NATO’s Challenge Is To Build Capacities For An Uncertain World
The United States is not alone in being confronted by a “perfect storm” in defense caused by the combination of tightening budgets, the transition out of a wartime posture, a changing threat environment, a broadening spectrum of missions and the desire to access new and potentially revolutionary technologies. NATO has been struggling with this exact set of problems for years while at the same time altering its processes and procedures, adding members and trying to rationalize its defense industrial base. The Alliance has undertaken some significant policy reforms such as its Smart Defense and Connected Forces Initiatives as well as making targeted investments in such areas as Airborne Ground Surveillance. Individual member countries, Great Britain and France most notably, also have undertaken sweeping reforms to their defense establishments.
NATO has had the advantage vis-a-vis the United States of being able to “field test” its evolving force structure, command and control systems and decision making structures. The Libyan operation demonstrated that a subset of NATO members could successfully conduct a significant expeditionary operation. Libya demonstrated how far the Alliance had come since the end of the Cold War as well as how far it has yet to go. Of approximately 7,300 strike sorties, 84 percent were conducted by non-U.S. aircraft; French planes alone conducted a third of this total. More or less alone, these countries had sufficient strike assets to do the job. At the same time, the Libya operation demonstrated weaknesses in such critical enabling capabilities as aerial refueling, ISR, suppression of enemy air defenses, electronic warfare, combat search and rescue, targeting, air operations planning and stockpiles of precision munitions. More recently, France required support by the U.S. Air Force to move land forces, identify targets and refuel fighters in its successful effort to counter the advance of Islamic extremists in Mali. Some of these insufficiencies will be remedied by planned acquisitions of aerial refueling tankers, large transport aircraft, Global Hawk drones and additional munitions. Others have yet to be addressed.
NATO, like the U.S. will soon have to do, is struggling to transition from a deployed Alliance focused on conducting significant counterinsurgency operations, to a responsive Alliance prepared to react to any number of demanding and unpredictable contingencies. It must make this transition while member nations continue to downsize its militaries. At the same time, it must make sure that residual forces will be effective, responsive, flexible and scalable. The danger is that as individual member nations exercise their sovereign right to choose which forces to cut, which to keep and where to place scarce investment dollars, critical enabling or integrating capabilities will be lost.
The current NATO planning process is trying to relate requirements to available forces. Unfortunately, it is overly focused on quantitative measures of capability to meet minimum requirements. Alliance-wide force targets are established for major and smaller-scale joint operations and then apportioned across all 28 members. This is a largely static approach to defining the Alliance’s actual ability to perform those operations. Much less attention is focused on enablers and, in particular, on supporting activities such as sustainment, logistics, communications and training. NATO acknowledged the importance of these factors when it announced the Connected Forces Initiative which focuses on those activities such as exercises intended to ensure that member states’ militaries can actually operate together. If NATO operations are going to be in response to unpredictable events and based on coalitions of the willing, then a lot of exercises and training are needed. NATO headquarters recently announced that it would conduct the first major live combined arms exercise in more than ten years. The classic reinforcement exercises that Cold War NATO used to do annually have not been conducted in decades.
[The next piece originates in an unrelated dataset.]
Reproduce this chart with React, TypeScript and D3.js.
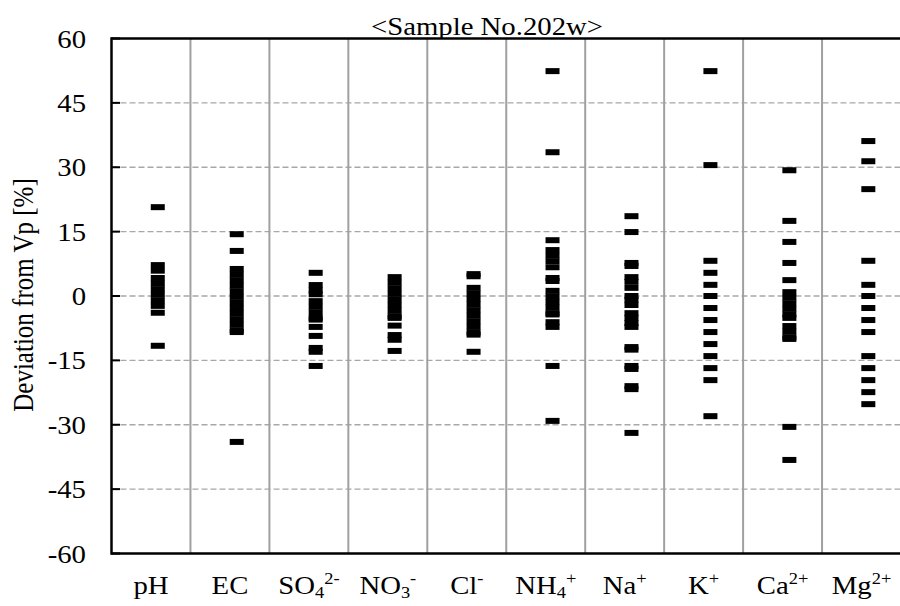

The focus of NATO’s planning process needs to expand so as to address not only the issue of capabilities, that is quantities of forces, but also capacity, that is the quality of forces. The latter is as much or more a matter of the availability of critical enablers and sufficient training, connectivity, exercises, shared experiences and common procedures as on the number of tanks, planes and ships. The NATO planning process needs to be based on an ongoing assessment of the quantitative and qualitative state of the organization’s military forces and its ability to respond swiftly, flexibly and scalably to multiple contingencies.